According to a Chicago Tribune news poll, battered for championing Cook County's sales tax increase and for hiring friends and relatives, Board President Todd Stroger heads into the election season with a strikingly low job-approval rating and thin support from voters, a Tribune/WGN poll has found.
Only 1 in 10 Cook County voters approve of the job he is doing, and just as few want to see him re-elected following a first term marked by tax and hiring controversies, the poll found.
The numbers are lower than the 13 percent Gov. Rod Blagojevich had just months before his December arrest on federal corruption charges.
Even more unpopular than Stroger is the 1 percentage point sales tax increase that he pushed through the County Board and has repeatedly protected by vetoing repeal measures. More than three-quarters of Cook County voters polled said the tax hike should be repealed.
Stroger's poor poll results come as he prepares to pitch his re-election to Cook County Democratic slatemakers at their endorsement session Thursday. Democratic committeemen are expected to hear from up to four potential challengers looking to unseat Stroger in the February primary: Circuit Court Clerk Dorothy Brown; U.S. Rep. Danny Davis of Chicago; Metropolitan Water Reclamation District President Terrence O'Brien; and Chicago Ald. Toni Preckwinkle (4th).
Joseph Berrios, the Cook County Democratic chairman, said the large field of candidates makes an endorsement less likely. "It's going to be tough," he said.
Some Democrats have privately questioned whether Stroger would be a liability on the Democratic ticket for the 2010 general election. The poll found Stroger's support was not much better among Democrats than voters overall.
Fully 70 percent disapprove of the job Stroger is doing, according to the poll of 300 Cook County registered voters. Asked whether they would like to see Stroger re-elected, 72 percent say no.
The telephone poll was conducted Aug. 27-31 by Market Shares Corp. and has an error margin of 6 percentage points. It did not measure support for other potential candidates.
Stroger released a statement criticizing the Tribune poll, saying the sample size was too small and it did not accurately reflect the support he has around the county. Stroger also accused the Tribune of being biased, citing critical editorials in the paper's opinion section.
In a county dominated by Democrats, the survey raises questions about Stroger's ability to muster support for a second term.

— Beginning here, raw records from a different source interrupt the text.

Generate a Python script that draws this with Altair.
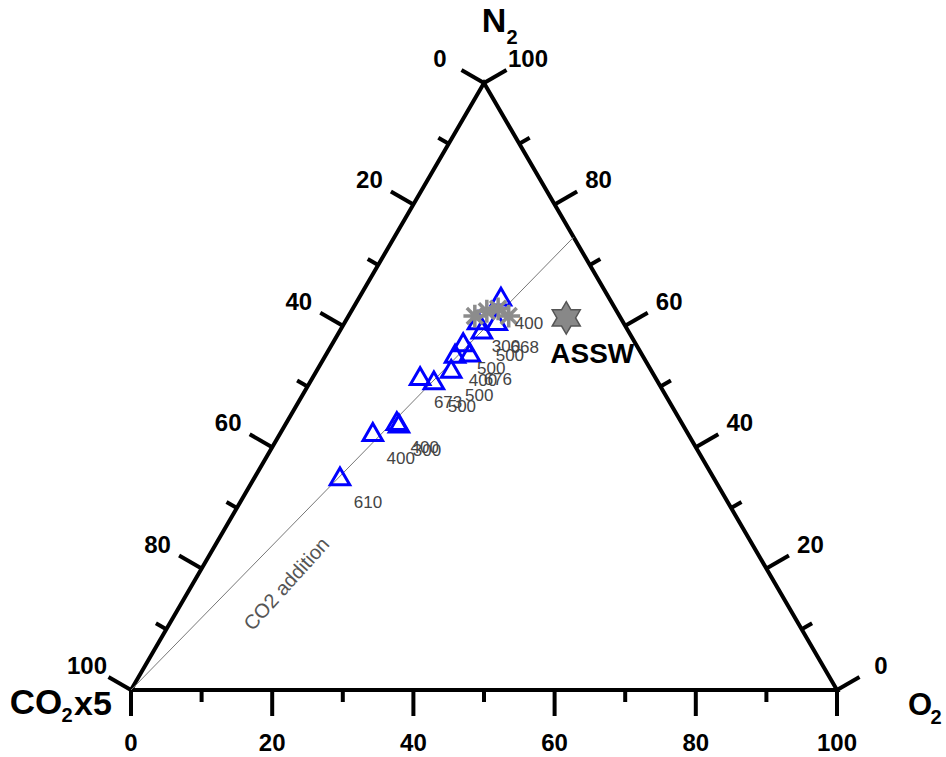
import altair as alt
import pandas as pd

# ---------------- data (percent, CO2 scaled x5) ----------------
sample_co2x5 = [52.8, 44.5, 40.2, 40.1, 33.2, 31.6, 28.2, 26.4, 24.2, 24.3, 20.6, 20.4, 17.8, 15.2]
sample_o2 = [12.0, 13.0, 15.5, 16.0, 15.1, 17.4, 18.9, 18.2, 20.2, 18.4, 20.0, 18.7, 21.4, 20.0]
sample_n2 = [35.2, 42.5, 44.3, 43.9, 51.7, 51.0, 52.9, 55.4, 55.6, 57.3, 59.4, 60.9, 60.8, 64.8]
sample_depth = ["610", "400", "400", "300", "673", "500", "500", "400", "676", "500", "500", "300", "668", "400"]

other_co2x5 = [20.5, 18.4, 16.6, 15.7]
other_o2 = [17.9, 19.2, 20.6, 22.7]
other_n2 = [61.6, 62.4, 62.8, 61.6]

assw_co2x5 = [7.7]
assw_o2 = [31.0]
assw_n2 = [61.3]
assw_label = ["ASSW"]

co2line_co2x5 = [100.0, 0.0]
co2line_o2 = [0.0, 25.4]
co2line_n2 = [0.0, 74.6]
co2line_text = ["CO2 addition"]
co2line_text_pos = [69.2, 13.4, 17.4]  # co2x5, o2, n2

vertex_co2x5 = [100, 0, 0, 100]
vertex_o2 = [0, 100, 0, 0]
vertex_n2 = [0, 0, 100, 0]

major_ticks = [0, 20, 40, 60, 80, 100]
minor_ticks = [10, 30, 50, 70, 90]
tick_labels = ["0", "20", "40", "60", "80", "100"]

# ---------------- geometry helpers ----------------
PX = 706.0   # pixels per unit along x
PY = 607.0   # pixels per unit of N2 fraction along y
xs = alt.Scale(domain=[-131 / PX, 815 / PX], nice=False, zero=False)
ys = alt.Scale(domain=[-67 / PY, 690 / PY], nice=False, zero=False)
FONT = "Liberation Sans"


def tern(df):
    return alt.Chart(df).transform_calculate(
        X="(datum.o2 + datum.n2 / 2) / 100",
        Y="datum.n2 / 100",
    )


def enc(ch, **kw):
    return ch.encode(
        x=alt.X("X:Q", scale=xs, axis=None),
        y=alt.Y("Y:Q", scale=ys, axis=None),
        **kw,
    )


layers = []

# frame
frame_df = pd.DataFrame({"co2": vertex_co2x5, "o2": vertex_o2, "n2": vertex_n2,
                         "i": list(range(len(vertex_n2)))})
layers.append(enc(tern(frame_df).mark_line(color="black", strokeWidth=4, strokeJoin="miter"),
                  order="i:O"))


def axis_df(vals, side):
    if side == "bottom":
        return pd.DataFrame({"co2": [100 - v for v in vals], "o2": vals, "n2": [0] * len(vals)})
    if side == "left":
        return pd.DataFrame({"co2": vals, "o2": [0] * len(vals), "n2": [100 - v for v in vals]})
    return pd.DataFrame({"co2": [0] * len(vals), "o2": [100 - v for v in vals], "n2": vals})


dirs = {"bottom": (0.0, 1.0), "left": (-0.866, -0.5), "right": (0.866, -0.5)}
label_off = {"bottom": (0, 54), "left": (-44, -23), "right": (44, -23)}

for side in ["bottom", "left", "right"]:
    ux, uy = dirs[side]
    for vals, L in [(major_ticks, 26), (minor_ticks, 12)]:
        df = axis_df(vals, side)
        ch = tern(df).transform_calculate(
            X2=f"datum.X + {ux * L / PX}",
            Y2=f"datum.Y - {uy * L / PY}",
        ).mark_rule(color="black", strokeWidth=4)
        layers.append(enc(ch, x2="X2:Q", y2="Y2:Q"))
    df = axis_df(major_ticks, side)
    df["lab"] = tick_labels
    dx, dy = label_off[side]
    layers.append(enc(tern(df).mark_text(font=FONT, fontSize=24, fontWeight="bold",
                                         color="black", dx=dx, dy=dy, baseline="middle"),
                      text="lab:N"))

# CO2 addition line
cl_df = pd.DataFrame({"co2": co2line_co2x5, "o2": co2line_o2, "n2": co2line_n2, "i": [0, 1]})
layers.append(enc(tern(cl_df).mark_line(color="#777777", strokeWidth=1), order="i:O"))
ct_df = pd.DataFrame({"co2": [co2line_text_pos[0]], "o2": [co2line_text_pos[1]],
                      "n2": [co2line_text_pos[2]], "t": co2line_text})
layers.append(enc(tern(ct_df).mark_text(font=FONT, fontSize=20, color="#555555", angle=312,
                                        baseline="middle"), text="t:N"))

# samples
s_df = pd.DataFrame({"co2": sample_co2x5, "o2": sample_o2, "n2": sample_n2, "depth": sample_depth})
layers.append(enc(tern(s_df).mark_point(shape="triangle-up", filled=False, color="#0000ff",
                                        strokeWidth=3, size=380, opacity=1)))

# other (grey) markers
ASTER = "M-1,0L1,0M0,-1L0,1M-0.7,-0.7L0.7,0.7M-0.7,0.7L0.7,-0.7"
o_df = pd.DataFrame({"co2": other_co2x5, "o2": other_o2, "n2": other_n2})
layers.append(enc(tern(o_df).mark_point(shape=ASTER, filled=False, color="#8c8c8c",
                                        strokeWidth=3.5, size=520, opacity=1)))

# sample labels
layers.append(enc(tern(s_df).mark_text(font=FONT, fontSize=17, color="#444444", dx=28, dy=27,
                                       baseline="middle"), text="depth:N"))

# ASSW star
STAR6 = ("M0,-1L0.289,-0.5L0.866,-0.5L0.577,0L0.866,0.5L0.289,0.5L0,1L-0.289,0.5"
         "L-0.866,0.5L-0.577,0L-0.866,-0.5L-0.289,-0.5Z")
a_df = pd.DataFrame({"co2": assw_co2x5, "o2": assw_o2, "n2": assw_n2, "lab": assw_label})
layers.append(enc(tern(a_df).mark_point(shape=STAR6, filled=True, fill="#888888", stroke="#555555",
                                        strokeWidth=1.5, size=1050, opacity=1)))
layers.append(enc(tern(a_df).mark_text(font=FONT, fontSize=28, fontWeight="bold", color="black",
                                       dx=26, dy=37, baseline="middle"), text="lab:N"))

# corner titles (anchored at the vertices)
title_specs = [
    # (co2, o2, n2, text, size, dx, dy)
    (0, 0, 100, "N", 34, 10, -61),
    (0, 0, 100, "2", 20, 28, -45),
    (100, 0, 0, "CO", 35, -95, 13),
    (100, 0, 0, "2", 20, -64, 26),
    (100, 0, 0, "x5", 34, -38, 15),
    (0, 100, 0, "O", 31, 83, 16),
    (0, 100, 0, "2", 20, 99, 28),
]
for co2, o2, n2, t, fs, dx, dy in title_specs:
    tdf = pd.DataFrame({"co2": [co2], "o2": [o2], "n2": [n2], "t": [t]})
    layers.append(enc(tern(tdf).mark_text(font=FONT, fontSize=fs, fontWeight="bold", color="black",
                                          dx=dx, dy=dy, baseline="middle"), text="t:N"))

chart = alt.layer(*layers).properties(
    width=946, height=757, autosize=alt.AutoSizeParams(type="none"), padding=0
).configure_view(stroke=None)

chart.save("out.html", embed_options={"renderer": "svg", "actions": False})
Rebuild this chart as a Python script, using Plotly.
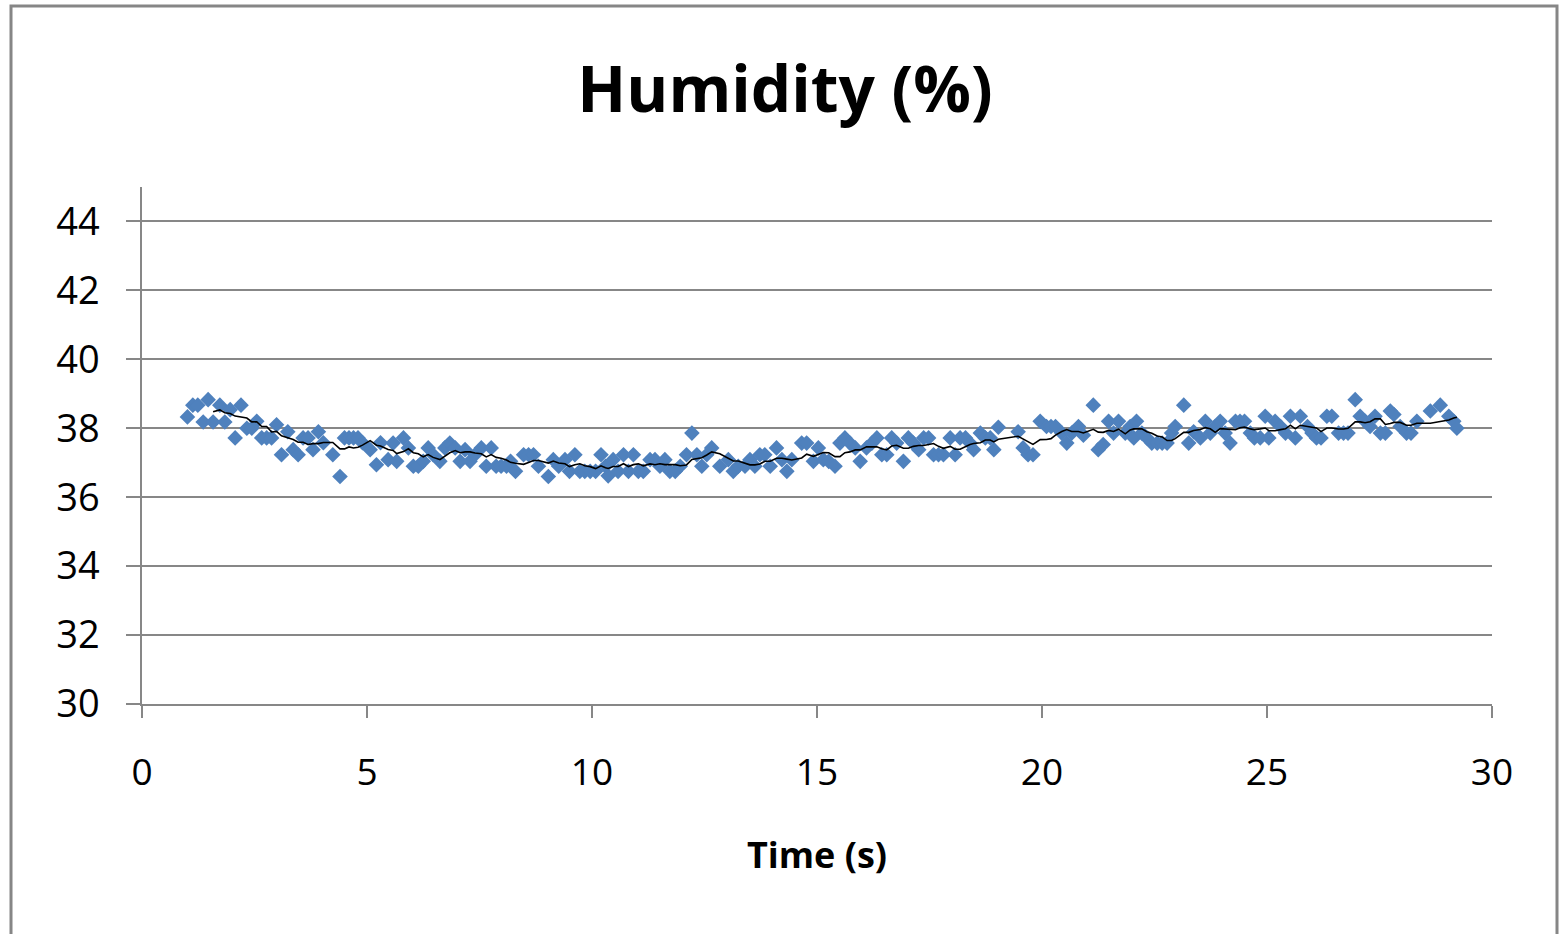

Stroger has long counted on African-American support but now faces as many as three other black elected officials in the primary. Only about 1 in 5 African-American voters polled approve of the job Stroger is doing or want to see him re-elected, while more than half oppose him.
In a controversial move, Democratic Party leaders in 2006 chose Stroger, a low-profile alderman and former state legislator, to replace his ailing father on the general ballot. Stroger nevertheless defeated Commissioner Tony Peraica, the Republican candidate.
Stroger persuaded a majority of county commissioners to support a penny-on-the-dollar increase in the county sales tax last year, arguing it was necessary to prevent decimating cuts to the county's vast public-health and criminal-justice systems. He has vetoed three attempts by the board to repeal all or part of the increase.
Critics of Stroger also have frequently blasted him for political hiring in his administration. The highest-profile example was former steakhouse busboy Tony Cole, a former college basketball star whom Stroger personally hired for an administrative post.
Cole, who was making $61,000 a year, was fired in April after less than six months on the job for allegedly lying about his criminal history on his job application. A week later, Stroger forced the resignation of Chief Financial Officer Donna Dunnings, his first cousin and a powerful presence in his administration who had twice bailed Cole out of jail.